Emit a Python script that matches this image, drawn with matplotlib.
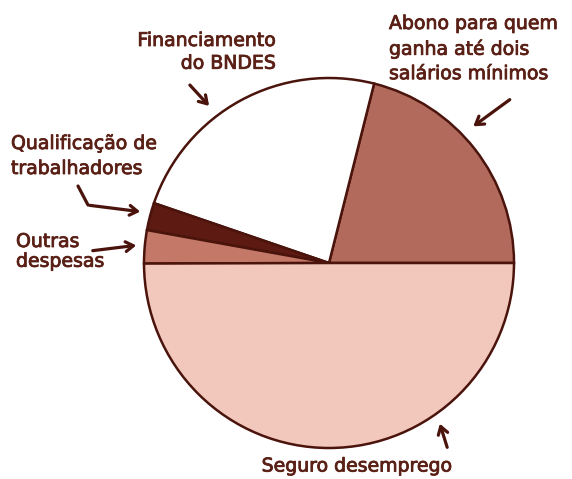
import matplotlib
matplotlib.use("Agg")
import matplotlib.pyplot as plt
import matplotlib.patheffects as pe

categories = ["Abono para quem\nganha até dois\nsalários mínimos", "Financiamento\ndo BNDES",
              "Qualificação de\ntrabalhadores", "Outras\ndespesas", "Seguro desemprego"]
values = [21.1, 23.7, 2.4, 2.9, 50.0]
colors = ["#b26a5d", "#ffffff", "#5c1a12", "#c47868", "#f2c8bd"]

txt = "#5a2016"
W, H = 572, 479
fig = plt.figure(figsize=(W / 100, H / 100), dpi=100)
ax = fig.add_axes([0, 0, 1, 1])

def P(x, y):
    return (x, H - y)

ax.pie(values, colors=colors, startangle=0, counterclock=True,
       center=P(329, 263), radius=185, frame=True,
       wedgeprops=dict(edgecolor="#4a140c", linewidth=1.8))
ax.set_xlim(0, W)
ax.set_ylim(0, H)
ax.set_aspect("equal")
ax.axis("off")

fs = 13.6
eff = [pe.withStroke(linewidth=0.6, foreground=txt)]
base = dict(fontsize=fs, color=txt, path_effects=eff)
ax.text(*P(389, 14), categories[0], ha="left", va="top", linespacing=1.36, **base)
ax.text(*P(276, 31), categories[1], ha="right", va="top", multialignment="right",
        linespacing=1.25, **base)
ax.text(*P(11, 134), categories[2], ha="left", va="top", linespacing=1.4, **base)
ax.text(*P(16, 232), categories[3], ha="left", va="top", linespacing=1.05, **base)
ax.text(*P(357, 466), categories[4], ha="center", va="center", **base)

ap = dict(arrowstyle="->,head_length=0.55,head_width=0.35", color="#4a140c", lw=2.3)
ax.annotate("", xy=P(211, 108), xytext=P(188, 83), arrowprops=ap)
ax.annotate("", xy=P(471, 128), xytext=P(512, 98), arrowprops=ap)
ax.plot([P(78, 186)[0], P(88, 205)[0]], [P(78, 186)[1], P(88, 205)[1]], color="#4a140c", lw=2.3,
        solid_capstyle="round")
ax.annotate("", xy=P(143, 212), xytext=P(87, 205), arrowprops=ap)
ax.annotate("", xy=P(139, 245), xytext=P(90, 251), arrowprops=ap)
ax.annotate("", xy=P(439, 421), xytext=P(448, 450), arrowprops=ap)

fig.savefig("out.png", dpi=100)
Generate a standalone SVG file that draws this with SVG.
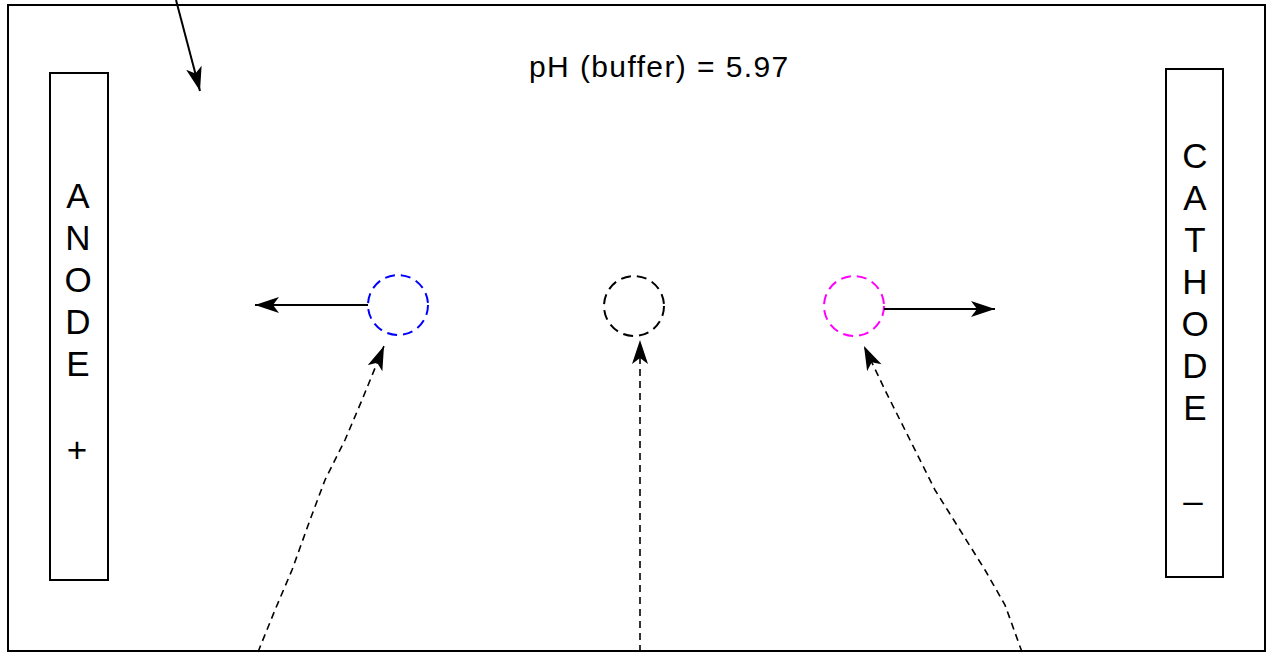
<svg xmlns="http://www.w3.org/2000/svg" width="1272" height="654" viewBox="0 0 1272 654">
<style>
.frame{fill:#fff;stroke:#000;stroke-width:2}
.box{fill:#fff;stroke:#000;stroke-width:2}
.lbl{font-family:"Liberation Sans",Arial,sans-serif;font-size:35px;fill:#000;text-anchor:middle}
.title{font-family:"Liberation Sans",Arial,sans-serif;font-size:30px;letter-spacing:1.4px;fill:#000}
.ion{fill:none;stroke-width:2;stroke-dasharray:10 6}
.solid{fill:none;stroke:#000;stroke-width:2}
.dash{fill:none;stroke:#000;stroke-width:1.6;stroke-dasharray:7 5}
</style>
<defs>
<marker id="ah" markerUnits="userSpaceOnUse" markerWidth="26" markerHeight="18" refX="24" refY="8" orient="auto" viewBox="0 0 26 18">
<path d="M0,0 L24,8 L0,16 L6,8 Z" fill="#000"/>
</marker>
</defs>
<rect class="frame" x="8" y="5" width="1257" height="646"/>
<g id="title"><text class="title" x="529" y="77">pH (buffer) = 5.97</text></g>
<g id="anode">
<rect class="box" x="50" y="73" width="58" height="507"/>
<text class="lbl" x="78" y="208">A</text>
<text class="lbl" x="78" y="250">N</text>
<text class="lbl" x="78" y="292">O</text>
<text class="lbl" x="78" y="334">D</text>
<text class="lbl" x="78" y="376">E</text>
<text class="lbl" x="77" y="462">+</text>
</g>
<g id="cathode">
<rect class="box" x="1166" y="69" width="57" height="508"/>
<text class="lbl" x="1195" y="168">C</text>
<text class="lbl" x="1195" y="210">A</text>
<text class="lbl" x="1195" y="252">T</text>
<text class="lbl" x="1195" y="294">H</text>
<text class="lbl" x="1195" y="336">O</text>
<text class="lbl" x="1195" y="378">D</text>
<text class="lbl" x="1195" y="420">E</text>
<text class="lbl" x="1193" y="513">–</text>
</g>
<g id="ion-blue"><circle class="ion" cx="398" cy="305" r="30" stroke="#0000ff"/></g>
<g id="ion-black"><circle class="ion" cx="634" cy="306" r="30" stroke="#000"/></g>
<g id="ion-magenta"><circle class="ion" cx="854" cy="306" r="30" stroke="#ff00ff"/></g>
<g id="connectors">
<line class="solid" x1="176" y1="0" x2="200" y2="91" marker-end="url(#ah)"/>
<line class="solid" x1="368" y1="305" x2="255" y2="305" marker-end="url(#ah)"/>
<line class="solid" x1="884" y1="309" x2="995" y2="309" marker-end="url(#ah)"/>
<polyline class="dash" points="258,652 275,610 292,570 310,520 325,480 345,440 362,400 384,346" marker-end="url(#ah)"/>
<line class="dash" x1="640" y1="652" x2="640" y2="340" marker-end="url(#ah)"/>
<polyline class="dash" points="1022,652 1005,605 985,570 960,530 935,490 910,440 885,390 864,346" marker-end="url(#ah)"/>
</g>
</svg>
★ ★ ★ ★ ★
Keep the pictures out of your copy, and repeat every entry above exactly.

== Answer below ==
Emit a Python script that matches this image, drawn with matplotlib.
import matplotlib
matplotlib.use("Agg")
import matplotlib.pyplot as plt
import matplotlib.patheffects as pe

categories = ["Abono para quem\nganha até dois\nsalários mínimos", "Financiamento\ndo BNDES",
              "Qualificação de\ntrabalhadores", "Outras\ndespesas", "Seguro desemprego"]
values = [21.1, 23.7, 2.4, 2.9, 50.0]
colors = ["#b26a5d", "#ffffff", "#5c1a12", "#c47868", "#f2c8bd"]

txt = "#5a2016"
W, H = 572, 479
fig = plt.figure(figsize=(W / 100, H / 100), dpi=100)
ax = fig.add_axes([0, 0, 1, 1])

def P(x, y):
    return (x, H - y)

ax.pie(values, colors=colors, startangle=0, counterclock=True,
       center=P(329, 263), radius=185, frame=True,
       wedgeprops=dict(edgecolor="#4a140c", linewidth=1.8))
ax.set_xlim(0, W)
ax.set_ylim(0, H)
ax.set_aspect("equal")
ax.axis("off")

fs = 13.6
eff = [pe.withStroke(linewidth=0.6, foreground=txt)]
base = dict(fontsize=fs, color=txt, path_effects=eff)
ax.text(*P(389, 14), categories[0], ha="left", va="top", linespacing=1.36, **base)
ax.text(*P(276, 31), categories[1], ha="right", va="top", multialignment="right",
        linespacing=1.25, **base)
ax.text(*P(11, 134), categories[2], ha="left", va="top", linespacing=1.4, **base)
ax.text(*P(16, 232), categories[3], ha="left", va="top", linespacing=1.05, **base)
ax.text(*P(357, 466), categories[4], ha="center", va="center", **base)

ap = dict(arrowstyle="->,head_length=0.55,head_width=0.35", color="#4a140c", lw=2.3)
ax.annotate("", xy=P(211, 108), xytext=P(188, 83), arrowprops=ap)
ax.annotate("", xy=P(471, 128), xytext=P(512, 98), arrowprops=ap)
ax.plot([P(78, 186)[0], P(88, 205)[0]], [P(78, 186)[1], P(88, 205)[1]], color="#4a140c", lw=2.3,
        solid_capstyle="round")
ax.annotate("", xy=P(143, 212), xytext=P(87, 205), arrowprops=ap)
ax.annotate("", xy=P(139, 245), xytext=P(90, 251), arrowprops=ap)
ax.annotate("", xy=P(439, 421), xytext=P(448, 450), arrowprops=ap)

fig.savefig("out.png", dpi=100)
Generate a standalone SVG file that draws this with SVG.
<svg xmlns="http://www.w3.org/2000/svg" width="1272" height="654" viewBox="0 0 1272 654">
<style>
.frame{fill:#fff;stroke:#000;stroke-width:2}
.box{fill:#fff;stroke:#000;stroke-width:2}
.lbl{font-family:"Liberation Sans",Arial,sans-serif;font-size:35px;fill:#000;text-anchor:middle}
.title{font-family:"Liberation Sans",Arial,sans-serif;font-size:30px;letter-spacing:1.4px;fill:#000}
.ion{fill:none;stroke-width:2;stroke-dasharray:10 6}
.solid{fill:none;stroke:#000;stroke-width:2}
.dash{fill:none;stroke:#000;stroke-width:1.6;stroke-dasharray:7 5}
</style>
<defs>
<marker id="ah" markerUnits="userSpaceOnUse" markerWidth="26" markerHeight="18" refX="24" refY="8" orient="auto" viewBox="0 0 26 18">
<path d="M0,0 L24,8 L0,16 L6,8 Z" fill="#000"/>
</marker>
</defs>
<rect class="frame" x="8" y="5" width="1257" height="646"/>
<g id="title"><text class="title" x="529" y="77">pH (buffer) = 5.97</text></g>
<g id="anode">
<rect class="box" x="50" y="73" width="58" height="507"/>
<text class="lbl" x="78" y="208">A</text>
<text class="lbl" x="78" y="250">N</text>
<text class="lbl" x="78" y="292">O</text>
<text class="lbl" x="78" y="334">D</text>
<text class="lbl" x="78" y="376">E</text>
<text class="lbl" x="77" y="462">+</text>
</g>
<g id="cathode">
<rect class="box" x="1166" y="69" width="57" height="508"/>
<text class="lbl" x="1195" y="168">C</text>
<text class="lbl" x="1195" y="210">A</text>
<text class="lbl" x="1195" y="252">T</text>
<text class="lbl" x="1195" y="294">H</text>
<text class="lbl" x="1195" y="336">O</text>
<text class="lbl" x="1195" y="378">D</text>
<text class="lbl" x="1195" y="420">E</text>
<text class="lbl" x="1193" y="513">–</text>
</g>
<g id="ion-blue"><circle class="ion" cx="398" cy="305" r="30" stroke="#0000ff"/></g>
<g id="ion-black"><circle class="ion" cx="634" cy="306" r="30" stroke="#000"/></g>
<g id="ion-magenta"><circle class="ion" cx="854" cy="306" r="30" stroke="#ff00ff"/></g>
<g id="connectors">
<line class="solid" x1="176" y1="0" x2="200" y2="91" marker-end="url(#ah)"/>
<line class="solid" x1="368" y1="305" x2="255" y2="305" marker-end="url(#ah)"/>
<line class="solid" x1="884" y1="309" x2="995" y2="309" marker-end="url(#ah)"/>
<polyline class="dash" points="258,652 275,610 292,570 310,520 325,480 345,440 362,400 384,346" marker-end="url(#ah)"/>
<line class="dash" x1="640" y1="652" x2="640" y2="340" marker-end="url(#ah)"/>
<polyline class="dash" points="1022,652 1005,605 985,570 960,530 935,490 910,440 885,390 864,346" marker-end="url(#ah)"/>
</g>
</svg>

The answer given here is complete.